Jesus after Easter (a 50-day series), “Just as day was breaking”

Most of us long for miracles.  And Jesus’ perfect life, death on sinners’ behalf as the fulfillment of Passover, and His physical resurrection prove that He is willing and able to meet our greatest needs:  complete forgiveness and a new heart to follow Him as our living King.  But even in the Bible, most of the journey with Jesus is lived in the moments between miracles.  In this 50-day series, we’ll consider some of those moments leading up to the next great miracle in the New Testament:  the fulfillment of Pentecost and the incredible growth of the Church.


In John 21:3-4 we read that several of the disciples had been fishing all night with no result.  And then, “Just as day was breaking, Jesus stood on the shore”.  Both His timing and where He appeared seem odd.  We’ll consider the location tomorrow.

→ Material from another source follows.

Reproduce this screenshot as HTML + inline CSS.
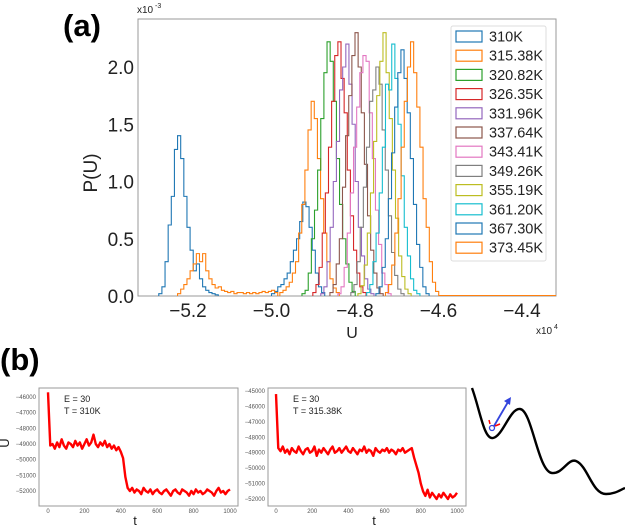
<!DOCTYPE html>
<html><head><meta charset="utf-8"><style>
body{margin:0;background:#fff;}
svg{display:block;font-family:"Liberation Sans","DejaVu Sans",sans-serif;}
</style></head><body>
<svg id="fig" width="625" height="528" viewBox="0 0 625 528">
<text x="63" y="36" font-size="31" font-weight="bold">(a)</text>
<text x="0" y="370" font-size="31" font-weight="bold">(b)</text>
<g id="histAxes"></g>
<g id="ts1"></g>
<g id="ts2"></g>
<g>
<path d="M472,388 C480,410 484,440 493,438 C503,436 510,408 520,409 C532,410 538,472 552,473 C563,474 568,458 576,461 C588,466 592,494 606,494 C615,494 620,490 625,488" fill="none" stroke="#000" stroke-width="2.4"/>
<line x1="494" y1="426" x2="508" y2="402" stroke="#3344dd" stroke-width="1.8"/>
<polygon points="511,397 510,405 504,401" fill="#3344dd"/>
<circle cx="492" cy="428" r="2.5" fill="none" stroke="#3344dd" stroke-width="1.3"/>
<line x1="489" y1="420" x2="490" y2="424" stroke="red" stroke-width="1.5"/>
<line x1="495" y1="426" x2="500" y2="424" stroke="red" stroke-width="1.5"/>
</g>
</svg>
<script>
const NS="http://www.w3.org/2000/svg";
// ---------- histogram data (U in x10^4, P in x10^-3) ----------
const binWidth=0.0075;
const seriesLabels=["310K","315.38K","320.82K","326.35K","331.96K","337.64K","343.41K","349.26K","355.19K","361.20K","367.30K","373.45K"];
const seriesColors=["#1f77b4","#ff7f0e","#2ca02c","#d62728","#9467bd","#8c564b","#e377c2","#7f7f7f","#bcbd22","#17becf","#1f77b4","#ff7f0e"];
const seriesStarts=[[-5.27,-5.0],[-5.225,-4.98],[-4.927],[-4.901],[-4.882],[-4.86],[-4.841],[-4.81],[-4.793],[-4.772],[-4.75],[-4.727]];
const s310a=[0.02,0.08,0.3,0.62,0.87,1.28,1.40,1.2,0.87,0.6,0.4,0.22,0.28,0.15,0.08,0.05,0.03,0.02,0.01];
const s310b=[0.02,0.04,0.08,0.1,0.15,0.2,0.3,0.4,0.5,0.65,0.82,0.78,0.6,0.4,0.2,0.08,0.03];
const s315a=[0.02,0.06,0.1,0.15,0.22,0.28,0.37,0.3,0.37,0.22,0.15,0.1,0.07,0.08,0.05,0.04,0.03,0.04,0.02,0.03,0.03,0.02,0.03,0.02,0.03,0.02,0.03,0.04,0.03,0.04,0.05,0.03];
const s315b=[0.03,0.05,0.08,0.12,0.2,0.3,0.55,0.8,1.1,1.45,1.7,1.55,1.2,0.85,0.55,0.3,0.15,0.07,0.03];
const s320=[0.02,0.05,0.2,0.5,0.75,1.1,1.55,1.95,2.22,2.05,1.7,1.2,0.8,0.5,0.28,0.12,0.04];
const s326=[0.03,0.1,0.25,0.55,0.9,1.3,1.7,2.1,2.22,1.9,1.6,1.1,0.7,0.4,0.2,0.08,0.03];
const s331=[0.02,0.08,0.3,0.6,1.0,1.35,1.8,2.0,2.2,1.85,1.5,1.0,0.6,0.35,0.15,0.06,0.02];
const s337=[0.03,0.1,0.28,0.5,0.95,1.4,1.75,2.1,2.3,2.0,1.6,1.15,0.7,0.4,0.2,0.07,0.02];
const s343=[0.02,0.08,0.25,0.55,0.9,1.3,1.65,1.95,2.1,2.05,1.6,1.2,0.75,0.45,0.2,0.1,0.02];
const s349=[0.03,0.1,0.3,0.6,0.95,1.3,1.7,1.8,2.0,1.85,1.45,1.1,0.7,0.38,0.18,0.06,0.02];
const s355=[0.02,0.09,0.27,0.55,0.9,1.35,1.75,2.05,2.3,1.95,1.55,1.1,0.68,0.35,0.17,0.06,0.02];
const s361=[0.03,0.1,0.3,0.55,0.9,1.3,1.85,1.8,2.2,1.9,1.5,1.05,0.6,0.35,0.15,0.05,0.02];
const s367=[0.02,0.08,0.25,0.5,0.85,1.25,1.65,1.95,2.15,1.9,1.6,1.2,0.8,0.45,0.25,0.08,0.02];
const s373=[0.03,0.1,0.27,0.55,0.85,1.3,1.7,2.0,2.22,1.95,1.65,1.3,0.85,0.6,0.3,0.12,0.04];
const seriesValues=[[s310a,s310b],[s315a,s315b],[s320],[s326],[s331],[s337],[s343],[s349],[s355],[s361],[s367],[s373]];
const histXTicks=[-5.2,-5.0,-4.8,-4.6,-4.4];
const histXTickLabels=["\u22125.2","\u22125.0","\u22124.8","\u22124.6","\u22124.4"];
const histYTicks=[0,0.5,1.0,1.5,2.0];
const histYTickLabels=["0.0","0.5","1.0","1.5","2.0"];

// ---------- time series data ----------
const ts1Values=[-45700,-49100,-49000,-49300,-48900,-49200,-48700,-49100,-49300,-48900,-49000,-49200,-48800,-49100,-48900,-49300,-49000,-48700,-49100,-48900,-48400,-49000,-49200,-48900,-49100,-48800,-49200,-49000,-49300,-49100,-49400,-49200,-49500,-49900,-51100,-51800,-52000,-51800,-52100,-51900,-52000,-52200,-51800,-52000,-52100,-51900,-52200,-52000,-51900,-52100,-52200,-52000,-51900,-52100,-52300,-52000,-51900,-52100,-52200,-51900,-52000,-52100,-52300,-52000,-52200,-51900,-52100,-52000,-52200,-52100,-51900,-52000,-52100,-52300,-52000,-51800,-52100,-52000,-52200,-52000,-51900];
const ts2Values=[-45200,-48700,-48900,-48600,-49000,-48800,-49100,-48700,-48900,-49000,-48600,-48900,-49100,-48800,-48700,-49000,-48900,-48600,-49200,-48800,-49000,-48700,-48900,-49100,-48800,-48600,-49000,-48900,-48700,-49000,-48800,-48600,-48900,-49000,-48700,-48900,-49100,-48800,-48900,-48600,-49000,-48800,-48900,-49200,-48700,-48900,-49000,-48800,-48900,-48700,-49000,-48800,-48900,-49100,-48800,-48900,-48700,-49000,-48900,-48800,-48700,-49300,-49800,-50300,-51000,-51500,-51800,-51400,-51900,-51600,-51800,-52000,-51700,-51900,-51600,-51800,-52000,-51700,-51900,-51800,-51600];
const ts1YTicks=[-46000,-47000,-48000,-49000,-50000,-51000,-52000];
const ts2YTicks=[-45000,-46000,-47000,-48000,-49000,-50000,-51000,-52000];
const tsXTicks=[0,200,400,600,800,1000];

function el(tag,attrs,parent,text){const e=document.createElementNS(NS,tag);for(const k in attrs)e.setAttribute(k,attrs[k]);if(text!==undefined)e.textContent=text;parent.appendChild(e);return e;}

// ---------- histogram ----------
(function(){
const g=document.getElementById('histAxes');
const L=138,R=556,T=19,B=296;
const xS=u=>188+(u+5.2)/0.2*83.5;
const yS=p=>296-p*114.5;
const box=el('rect',{x:L,y:T,width:R-L,height:B-T,fill:'none',stroke:'#999','stroke-width':1},g);


seriesValues.forEach((segs,si)=>{
  segs.forEach((vals,k)=>{
    let x0=seriesStarts[si][k];
    let d='M'+xS(x0).toFixed(2)+','+yS(0);
    vals.forEach((v,i)=>{const xa=xS(x0+i*binWidth),xb=xS(x0+(i+1)*binWidth);d+=' L'+xa.toFixed(2)+','+yS(v).toFixed(2)+' L'+xb.toFixed(2)+','+yS(v).toFixed(2);});
    d+=' L'+xS(x0+vals.length*binWidth).toFixed(2)+','+yS(0);
    const p=el('path',{d:d,fill:'none',stroke:seriesColors[si],'stroke-width':1.1},g);
    
    
  });
});
const base=el('line',{x1:xS(-4.6),y1:B-0.5,x2:R,y2:B-0.5,stroke:'#ff7f0e','stroke-width':1},g);


histXTicks.forEach((t,i)=>{
  const tx=el('text',{x:xS(t),y:317,'font-size':19,'text-anchor':'middle',fill:'#222'},g,histXTickLabels[i]);
  
  
});
histYTicks.forEach((t,i)=>{
  const tx=el('text',{x:134,y:yS(t)+7,'font-size':19,'text-anchor':'end',fill:'#222'},g,histYTickLabels[i]);
  
  
});
const yl=el('text',{x:0,y:0,'font-size':19,'text-anchor':'middle',fill:'#222',transform:'translate(97,173) rotate(-90)'},g,'P(U)');


const xl=el('text',{x:352,y:338,'font-size':16,'text-anchor':'middle',fill:'#222'},g,'U');


const ym=el('text',{x:137,y:13,'font-size':10,fill:'#222'},g,'x10');


const ye=el('text',{x:155,y:8,'font-size':7,fill:'#222'},g,'-3');


const xm=el('text',{x:536,y:334,'font-size':10,fill:'#222'},g,'x10');


const xe=el('text',{x:554,y:329,'font-size':7,fill:'#222'},g,'4');


const lg=el('rect',{x:451,y:26,width:95,height:235,rx:2,fill:'#fff',stroke:'#ddd','stroke-width':1},g);


seriesLabels.forEach((s,i)=>{
  const y=36+i*19.2;
  const r=el('rect',{x:456,y:y-5,width:26,height:11,fill:'none',stroke:seriesColors[i],'stroke-width':1.2},g);
  
  
  const t=el('text',{x:489,y:y+5.5,'font-size':14.5,fill:'#222'},g,s);
  
  
});
})();

// ---------- time series ----------
function drawTS(id,vals,yticks,L,R,T,B,x0px,x1px,yTopVal,yTopPx,yBotVal,yBotPx,tX,label,showU){
  const g=document.getElementById(id);
  const xS=t=>x0px+t/1000*(x1px-x0px);
  const yS=v=>yTopPx+(v-yTopVal)/(yBotVal-yTopVal)*(yBotPx-yTopPx);
  const f=el('rect',{x:L,y:T,width:R-L,height:B-T,fill:'none',stroke:'#999','stroke-width':1},g);
  
  
  let d='';
  vals.forEach((v,i)=>{const t=i*1000/(vals.length-1);d+=(i?' L':'M')+xS(t).toFixed(2)+','+yS(v).toFixed(2);});
  const p=el('path',{d:d,fill:'none',stroke:'#ff0000','stroke-width':2.4,'stroke-linejoin':'round'},g);
  
  
  yticks.forEach(v=>{
    const t=el('text',{x:L-3,y:yS(v)+2,'font-size':6,'text-anchor':'end',fill:'#555'},g,'\u2212'+Math.abs(v));
    
    
  });
  tsXTicks.forEach(v=>{
    const t=el('text',{x:xS(v),y:B+7,'font-size':6,'text-anchor':'middle',fill:'#555'},g,String(v));
    
    
  });
  const tl=el('text',{x:tX,y:525,'font-size':13,'text-anchor':'middle',fill:'#222'},g,'t');
  
  
  const e1=el('text',{x:L+25,y:T+14,'font-size':9,fill:'#222'},g,'E = 30');
  
  
  const e2=el('text',{x:L+25,y:T+26,'font-size':9,fill:'#222'},g,label);
  
  
  if(showU){
    const u=el('text',{x:0,y:0,'font-size':13,'text-anchor':'middle',fill:'#222',transform:'translate(9,443) rotate(-90)'},g,'U');
    
    
  }
}
drawTS('ts1',ts1Values,ts1YTicks,39,238,388,506,48,230,-46000,397,-52000,491,135,'T = 310K',true);
drawTS('ts2',ts2Values,ts2YTicks,268,466,388,506,276,457,-45000,391,-52000,499,374,'T = 315.38K',false);
</script>
</body></html>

I wonder where He’d been hours earlier.

How many times have you poured yourself into a task with little or no fruit, and just when you’re ready to quit, the Lord clearly does something you weren’t expecting.  And you realize that His timing had been infinitely better than the answer you had been seeking.

Whenever I think the Lord needs to “show up” more quickly in some struggle of my life, I quite often think back to when I met my wife versus when we courted and married.

We met in college in 1986, and I was immediately enamoured.  She was beautiful, talented, hard-working, out-spoken, and so much more.  But in one of our early conversations, she said the Lord had just saved her and she didn’t want to date anyone until she had a stronger relationship with Him.  I was impressed.

…and devastated at the same time.

We were close friends for the next two years, and then I left for a seminary several states away.  I tried to convey how hard it would be for both of us.  She didn’t seem to hear it, though.  Not because she would miss me so much.  She just considered us friends.

Again, I was crushed.

Poor pitiful me.

To make a long, amazingly providential story a whole lot shorter, we reconnected in late 1993, “courted” long distance from 600 miles apart, and married in December of 1995.  She had been living in South Carolina, and I was an enlisted Soldier in upstate New York working on my commission as an Army Chaplain.  So we became a military family looking toward a future of ministry.  The first few years were not without a few challenges, but they were generally absolute bliss.

We found a great church in town, but we lived on the installation in an apartment complex of 6 families, three of which hosted home Bible studies.  We became great friends and still keep in touch with one of the families to this day.  Lauren quickly invested herself fully in the chapel’s women’s Bible studies and fellowships.  Our evenings and weekends were filled with laughter, learning to parent together, and enjoying our new friends.  The only significant challenge was the timeline of my ordination and commission.  What I thought would take several months took almost three years.

When it finally happened, things quickly changed for the worse.

Ministry became my mistress.

Even when there was no great need, I went in to work early, stayed late, and worked Saturdays.  I thought I was doing everything right to given everyone as much of my time as possible…everyone except my wife and kids.

Looking back, although I was frustrated with waiting at the time, I’m now very thankful.  I am convinced that, if the Lord had not given us those first few great years together, our marriage might not have survived the next few.  The great struggle made me hunger for what we had enjoyed before.

After fishing all night with nothing to show for it, the disciples probably thought they had done everything right.  They were experienced anglers, they were committed to each other and working together, and nighttime fishing is often the best time to fish.  For them, the morning signalled the end of hope for that trip.  It was the perfect time for Jesus to show up to remind them that He was their hope, not their best efforts.

Judging from Peter leaping into the sea to swim to Him, he must’ve been hungry – not for the fish and bread that Jesus had waiting – but for the time with the Lord he had enjoyed.

Are you waiting for someone or something right now?  Probably.  Most of us are.

Wait for Jesus Himself to show up to satisfy you with Himself.  You won’t be disappointed.


I hope today’s thought and others in this series will be helpful to you as you journey with Jesus in the moments between miracles.